Pobre Mari! Como poderia adivinhar o que está por trás disso tudo? A Terra está sendo silenciosamente invadida por uma raça de amazonas do espaço: apenas mulheres, pois, por alguma razão, todos os homens se extinguiram e elas se reproduzem por clonagem. Por causa disso algumas delas conservam tamanho e aparência de adolescentes mas são mulheres adultas. Hagino é comandante de uma das naves espaciais da grande frota que se encontra nas proximidades da Terra. As alienígenas, com sua comandante geral, já não possuem um planeta para viver e, tendo descoberto a Terra, planejam apossar-se dela, pela força, submetendo a raça terrestre.
Entretanto um desastre retardou a invasão e a nave Blue (ou nome equivalente na linguagem das invasoras), comandada por Hagino, encalhou na Terra há cinco anos e seus danos ainda não estão de todo consertados. Desde então Hagino deu um jeito de se infiltrar na academia, e vem estudando os costumes terrestres. Agora, porém, o comando da invasão conseguiu localizá-la, após anos de contato interrompido. Hagino deve se reunir à frota, e a logística da invasão deve ser completada.
A raça das amazonas não tem retaguarda e irá jogar sua sobrevivência na aventura, confiando em sua tecnologia mais avançada. O plano é semelhante ao que fizeram no passado os europeus com os povos tecnicamente menos avançados das Américas e da África. A Terra será tomada pela força e pela violência e os terrenos que não morrerem serão submetidos, escravizados.
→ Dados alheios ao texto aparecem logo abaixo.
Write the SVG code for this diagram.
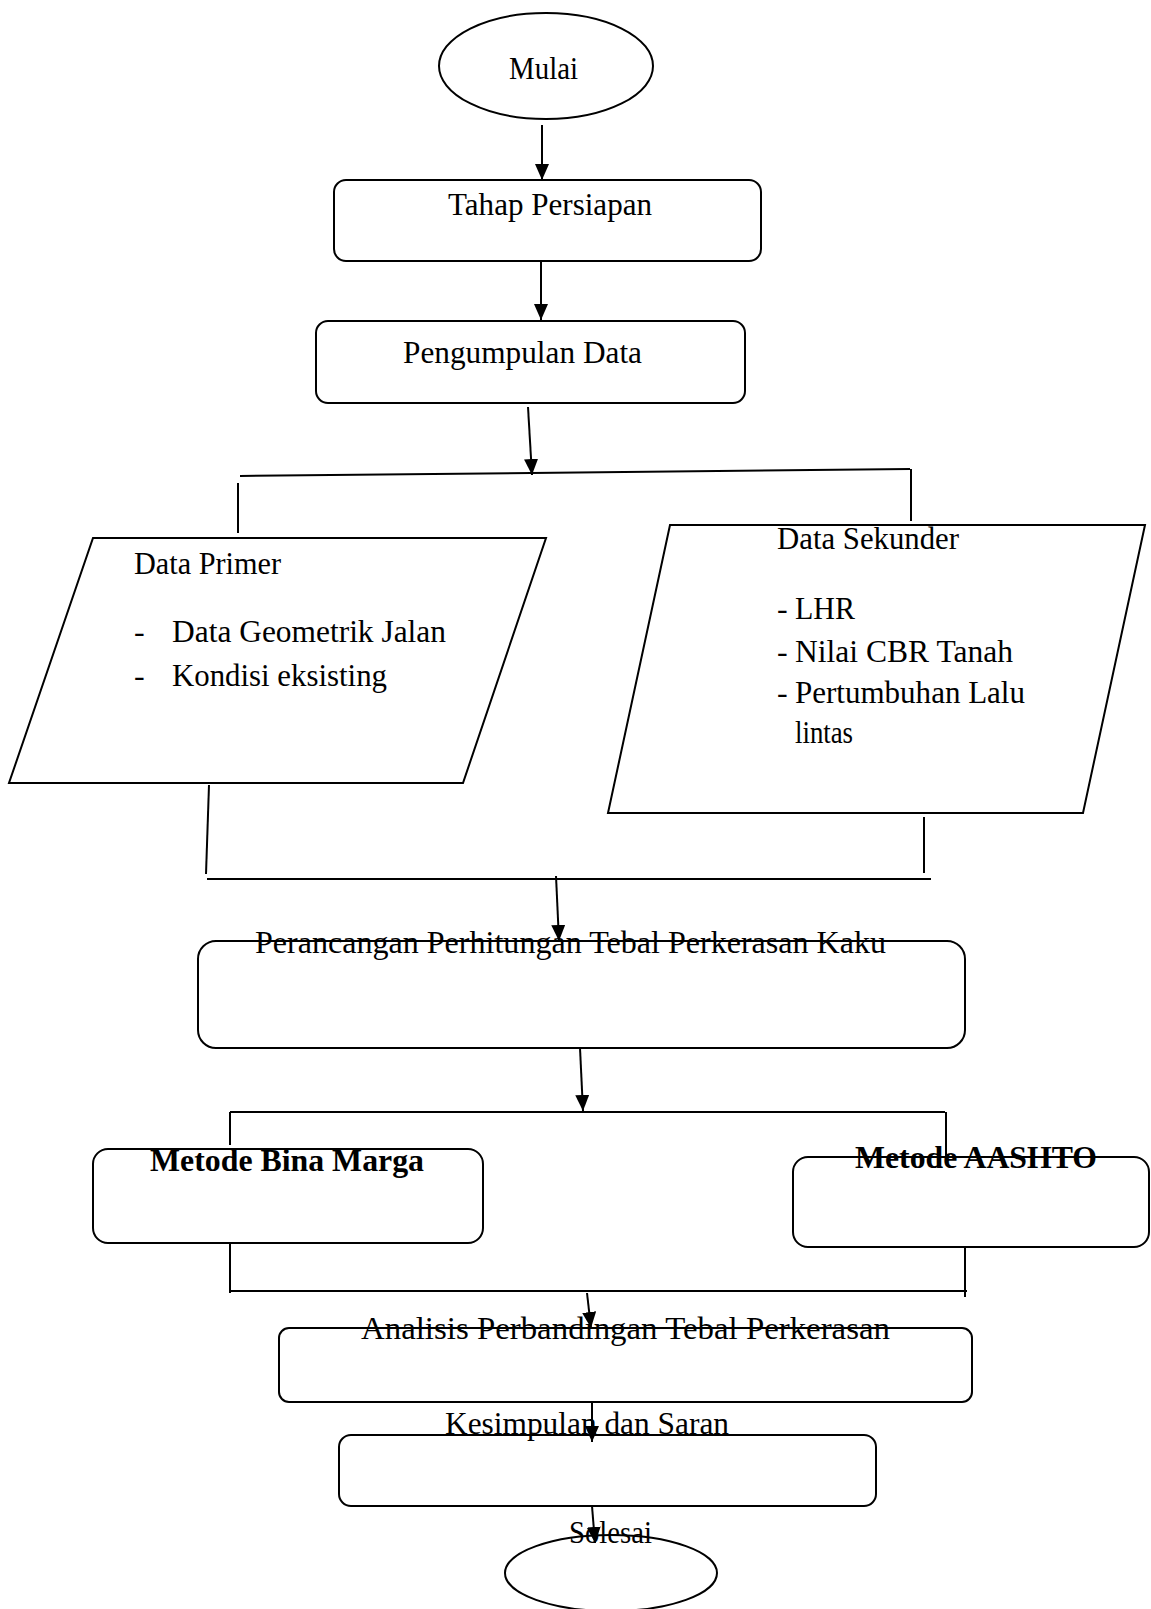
<svg xmlns="http://www.w3.org/2000/svg" width="1151" height="1609" viewBox="0 0 1151 1609">
<style>
.s{fill:none;stroke:#000;stroke-width:2}
.b{fill:#fff;stroke:#000;stroke-width:2}
.t{font-family:"Liberation Serif","Times New Roman",serif;font-size:32px;fill:#000}
.tb{font-family:"Liberation Serif","Times New Roman",serif;font-size:32px;font-weight:bold;fill:#000}
.c{fill:none;stroke:#000;stroke-width:2}
.a{fill:none;stroke:#000;stroke-width:2;marker-end:url(#ah)}
</style>
<defs>
<marker id="ah" markerUnits="userSpaceOnUse" markerWidth="17" markerHeight="15" refX="16" refY="7" orient="auto">
<path d="M0,0 L16,7 L0,14 Z" fill="#000"/>
</marker>
</defs>
<rect width="1151" height="1609" fill="#fff"/>
<g id="mulai">
<ellipse class="b" cx="546" cy="66" rx="107" ry="53"/>
<text class="t" x="509" y="79" textLength="69" lengthAdjust="spacingAndGlyphs">Mulai</text>
</g>
<g id="tahap-persiapan">
<rect class="b" x="334" y="180" width="427" height="81" rx="12"/>
<text class="t" x="448" y="215" textLength="204" lengthAdjust="spacingAndGlyphs">Tahap  Persiapan</text>
</g>
<g id="pengumpulan-data">
<rect class="b" x="316" y="321" width="429" height="82" rx="12"/>
<text class="t" x="403" y="363" textLength="239" lengthAdjust="spacingAndGlyphs">Pengumpulan  Data</text>
</g>
<g id="data-primer">
<polygon class="b" points="93,538 546,538 463,783 9,783"/>
<text class="t" x="134" y="574" textLength="147" lengthAdjust="spacingAndGlyphs">Data Primer</text>
<text class="t" x="134" y="642">-</text>
<text class="t" x="172" y="642" textLength="274" lengthAdjust="spacingAndGlyphs">Data Geometrik  Jalan</text>
<text class="t" x="134" y="686">-</text>
<text class="t" x="172" y="686" textLength="215" lengthAdjust="spacingAndGlyphs">Kondisi  eksisting</text>
</g>
<g id="data-sekunder">
<polygon class="b" points="670,525 1145,525 1083,813 608,813"/>
<text class="t" x="777" y="549" textLength="182" lengthAdjust="spacingAndGlyphs">Data Sekunder</text>
<text class="t" x="777" y="619">- <tspan x="795" textLength="60" lengthAdjust="spacingAndGlyphs">LHR</tspan></text>
<text class="t" x="777" y="662">- <tspan x="795" textLength="218" lengthAdjust="spacingAndGlyphs">Nilai  CBR Tanah</tspan></text>
<text class="t" x="777" y="703">- <tspan x="795" textLength="230" lengthAdjust="spacingAndGlyphs">Pertumbuhan  Lalu</tspan></text>
<text class="t" x="795" y="743" textLength="58" lengthAdjust="spacingAndGlyphs">lintas</text>
</g>
<g id="perancangan">
<rect class="b" x="198" y="941" width="767" height="107" rx="18"/>
<text class="t" x="255" y="953" textLength="631" lengthAdjust="spacingAndGlyphs">Perancangan  Perhitungan  Tebal  Perkerasan  Kaku</text>
</g>
<g id="bina-marga">
<rect class="b" x="93" y="1149" width="390" height="94" rx="15"/>
<text class="tb" x="150" y="1171" textLength="274" lengthAdjust="spacingAndGlyphs">Metode Bina Marga</text>
</g>
<g id="aashto">
<rect class="b" x="793" y="1157" width="356" height="90" rx="15"/>
<text class="tb" x="855" y="1168" textLength="242" lengthAdjust="spacingAndGlyphs">Metode AASHTO</text>
</g>
<g id="analisis">
<rect class="b" x="279" y="1328" width="693" height="74" rx="10"/>
<text class="t" x="361" y="1339" textLength="529" lengthAdjust="spacingAndGlyphs">Analisis  Perbandingan   Tebal  Perkerasan</text>
</g>
<g id="kesimpulan">
<rect class="b" x="339" y="1435" width="537" height="71" rx="12"/>
<text class="t" x="445" y="1434" textLength="284" lengthAdjust="spacingAndGlyphs">Kesimpulan  dan Saran</text>
</g>
<g id="selesai">
<ellipse class="b" cx="611" cy="1573" rx="106" ry="38"/>
<text class="t" x="569" y="1543" textLength="83" lengthAdjust="spacingAndGlyphs">Solesai</text>
</g>
<g id="connectors">
<line class="a" x1="542" y1="125" x2="542" y2="180"/>
<line class="a" x1="541" y1="262" x2="541" y2="320"/>
<line class="a" x1="528" y1="407" x2="532" y2="475"/>
<polyline class="c" points="240,476 910,469"/>
<line class="c" x1="238" y1="483" x2="238" y2="533"/>
<line class="c" x1="911" y1="469" x2="911" y2="521"/>
<line class="c" x1="209" y1="785" x2="206" y2="874"/>
<line class="c" x1="924" y1="817" x2="924" y2="873"/>
<line class="c" x1="207" y1="879" x2="931" y2="879"/>
<line class="a" x1="556" y1="876" x2="559" y2="941"/>
<line class="a" x1="580" y1="1048" x2="583" y2="1111"/>
<line class="c" x1="230" y1="1112" x2="945" y2="1112"/>
<line class="c" x1="230" y1="1112" x2="230" y2="1145"/>
<line class="c" x1="946" y1="1112" x2="946" y2="1157"/>
<line class="c" x1="230" y1="1243" x2="230" y2="1293"/>
<line class="c" x1="965" y1="1247" x2="965" y2="1297"/>
<line class="c" x1="230" y1="1291" x2="967" y2="1291"/>
<line class="a" x1="587" y1="1293" x2="591" y2="1328"/>
<line class="a" x1="592" y1="1403" x2="592" y2="1442"/>
<line class="a" x1="592" y1="1506" x2="595" y2="1543"/>
</g>
</svg>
Mas Hagino já não quer participar nisso: nos anos de convivência com os terrestres, aprendeu a amá-los. E seu espírito reto e justo se revolta diante da violência que se arma. A princípio ela utiliza subterfúgios para não se reunir à frota; mas isto não pode funcionar por muito tempo. Logo, Hagino terá de fazer a sua escolha que só poderá ser uma opção radical: ou ela cala a voz da sua consciência e toma parte na invasão com todo o seu horror, ou se recusa a fazer isso – e então será obrigada a lutar contra a sua própria raça.


Rio de Janeiro, 2 de abril de 2015.


imagem da série: Hagino com a gaivota (um robô de comunicação); em primeiro plano, Mari.